AI-Assisted Code Review Standards

AI code review tools (GitHub Copilot code review, CodeRabbit, Sourcery, DeepCode) can catch real issues — but they catch different things than human reviewers, and they miss different things too. This skill defines the standards that keep both working together.

Context

What AI code review tools are good at:

Category	Examples
Syntax and style	Code style violations, naming conventions, formatting
Common bugs	Null dereferences, off-by-one errors, unused variables
Security patterns	SQL injection, XSS, hardcoded credentials
Boilerplate issues	Missing error handling, unclosed resources
Documentation	Missing docstrings, stale comments

What AI code review reliably misses:

Category	Why it's missed
Business logic correctness	The AI doesn't know what the feature is supposed to do
Architecture decisions	Whether this approach fits the system's overall design
Performance at scale	Whether this query will work with 10M rows
Security in context	Whether this API creates a product-level risk
Test coverage quality	Whether the tests actually validate meaningful behaviour
Prompt/AI output correctness	Whether the AI system will produce correct outputs

Step 1 — Define the code review context

CODE REVIEW CONTEXT:
Code type: [Frontend / Backend / AI feature / Infrastructure]
Code origin: [Human / AI-generated / Mixed]
Stakes level: [Critical / High / Medium / Low]
AI review tool(s): [tool name(s)]
Human review: [Yes — N reviewers / No / Occasional]

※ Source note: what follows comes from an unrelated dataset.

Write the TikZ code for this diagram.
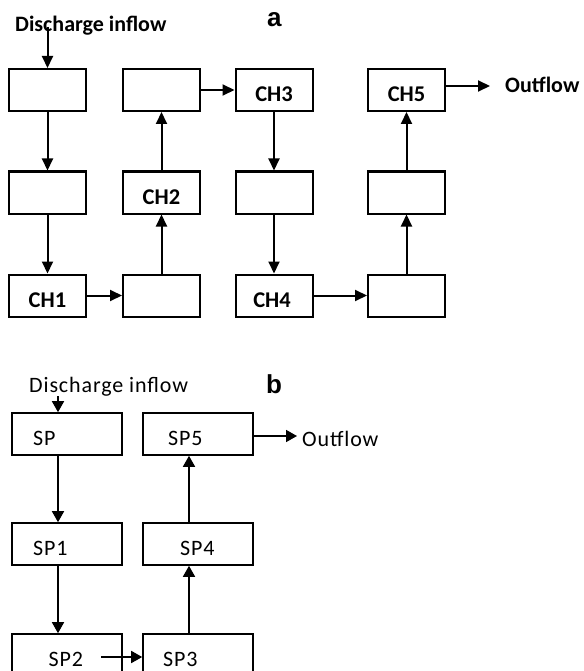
\documentclass[tikz,border=0pt]{standalone}
\usepackage{fontspec}
\setmainfont{Carlito}
\newfontfamily\spf{Carlito}[LetterSpace=4]
\newfontfamily\lbf{Liberation Sans}
\usetikzlibrary{arrows.meta}
\begin{document}
\begin{tikzpicture}[x=1pt,y=-1pt,
  boxa/.style={draw, line width=2pt, minimum width=77pt, minimum height=42pt, inner sep=0pt},
  boxb/.style={draw, line width=1.6pt, minimum width=110pt, minimum height=42pt, inner sep=0pt},
  txa/.style={font=\fontsize{22.5}{26}\selectfont\bfseries, inner sep=0pt, anchor=base},
  txaw/.style={font=\fontsize{22}{26}\selectfont\bfseries, inner sep=0pt, anchor=base west},
  txb/.style={font=\fontsize{22}{26}\selectfont\spf, inner sep=0pt, anchor=base west},
  panel/.style={font=\fontsize{26}{30}\selectfont\lbf\bfseries, inner sep=0pt, anchor=base west},
  arra/.style={line width=2pt, -{Triangle[length=12pt,width=11pt]}},
  arrb/.style={line width=1.6pt, -{Triangle[length=11pt,width=12pt]}},
]
\useasboundingbox (0,0) rectangle (583,671);
\clip (0,0) rectangle (583,671);

% ---------- panel a ----------
\node[panel] (pa) at (267,27) {a};
\node[txaw] (ina_t) at (15,32) {Discharge inflow};
\node[txaw] (outa_t) at (505,93) {Outflow};

\node[boxa] (a11) at (47.5,90) {};
\node[boxa] (a12) at (161.5,90) {};
\node[boxa] (a13) at (274,90) {};
\node[boxa] (a14) at (406.5,90) {};
\node[boxa] (a21) at (47.5,192.5) {};
\node[boxa] (a22) at (161.5,192.5) {};
\node[boxa] (a23) at (274,192.5) {};
\node[boxa] (a24) at (406.5,192.5) {};
\node[boxa] (a31) at (47.5,295.5) {};
\node[boxa] (a32) at (161.5,295.5) {};
\node[boxa] (a33) at (274,295.5) {};
\node[boxa] (a34) at (406.5,295.5) {};

\node[txa] (ch1) at (47.5,307) {CH1};
\node[txa] (ch2) at (161.5,204) {CH2};
\node[txa] (ch3) at (274,101.5) {CH3};
\node[txa] (ch4) at (272,307) {CH4};
\node[txa] (ch5) at (406.5,102) {CH5};

\coordinate (ina) at (47.5,27);
\coordinate (outa) at (490,86);
\draw[arra] (ina) -- (a11.north);
\draw[arra] (a11.south) -- (a21.north);
\draw[arra] (a21.south) -- (a31.north);
\draw[arra] (a31.east) -- (a32.west);
\draw[arra] (a32.north) -- (a22.south);
\draw[arra] (a22.north) -- (a12.south);
\draw[arra] (a12.east) -- (a13.west);
\draw[arra] (a13.south) -- (a23.north);
\draw[arra] (a23.south) -- (a33.north);
\draw[arra] (a33.east) -- (a34.west);
\draw[arra] (a34.north) -- (a24.south);
\draw[arra] (a24.north) -- (a14.south);
\draw[arra] (a14.east |- outa) -- (outa);

% ---------- panel b ----------
\node[panel] (pb) at (266,393) {b};
\node[txb] (inb_t) at (29,392) {Discharge inflow};
\node[txb] (outb_t) at (302,446) {Outflow};

\node[boxb] (b11) at (67,434) {};
\node[boxb] (b12) at (198,434) {};
\node[boxb] (b21) at (67,544) {};
\node[boxb] (b22) at (198,544) {};
\node[boxb] (b31) at (67,655) {};
\node[boxb] (b32) at (198,655) {};

\node[txb] (sp) at (33,445) {SP};
\node[txb] (sp5) at (168,445) {SP5};
\node[txb] (sp1) at (33,555) {SP1};
\node[txb] (sp4) at (180,555) {SP4};
\node[txb] (sp2) at (48.5,666) {SP2};
\node[txb] (sp3) at (163,666) {SP3};

\coordinate (inb) at (58,396);
\coordinate (colb) at (189,0);
\coordinate (sp2a) at (101,657);
\coordinate (outb) at (297,436);
\draw[arrb] (inb) -- (inb |- b11.north);
\draw[arrb] (inb |- b11.south) -- (inb |- b21.north);
\draw[arrb] (inb |- b21.south) -- (inb |- b31.north);
\draw[arrb] (sp2a) -- (b32.west |- sp2a);
\draw[arrb] (colb |- b32.north) -- (colb |- b22.south);
\draw[arrb] (colb |- b22.north) -- (colb |- b12.south);
\draw[arrb] (b12.east |- outb) -- (outb);
\end{tikzpicture}
\end{document}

Step 2 — Define the AI review scope

Always expected from AI review:

Style and formatting violations

Type errors and type safety violations

Null/undefined access patterns

Unused imports and variables

Missing error handling on async operations

Hardcoded secrets or credentials

Common security anti-patterns

Missing input validation

For AI-specific code:

API keys stored in environment variables

Parameterised prompt templates (no string concatenation with user input)

Error handling for malformed model output

Retry logic with exponential backoff

Token/cost limits enforced

Step 3 — Define human review responsibilities

Always human-reviewed:

Does this code implement what the spec says?

Does the architecture fit the existing system?

Are the tests actually testing meaningful behaviour?

Are there performance implications at scale?

Does this introduce a new security surface?

Review pairing by stakes level:

Critical/High: AI review → Human reviewer 1 (business logic) → Human reviewer 2 (architecture)

Medium: AI review → Human reviewer (business logic only)

Low: AI review primary → Human spot-check

Step 4 — Define the AI code review policy

All PRs must pass AI review before human review

AI review passing ≠ code is correct, safe, or performant

AI-generated code labelled "[AI-assisted]" in PR title

False negatives: add to human checklist + new lint rules

False positives: reviewer adds explanation, team lead reviews weekly

Step 5 — AI feature code review standards

Prompt changes = deployments, not text edits

Agent guardrails implemented as specified — no "we'll add later"

Model version pinned — not "latest"

AI output never directly executed as code without sanitisation

AI output used in HTML is escaped (no XSS via model output)

Quality check before delivering

AI review scope explicitly states what it is NOT responsible for

Human review responsibilities are specific

AI-generated code policy is defined

Prompt change policy treats prompts as deployments

Output injection risks covered

Suggested next step: Add the AI feature code review checklist to your PR template.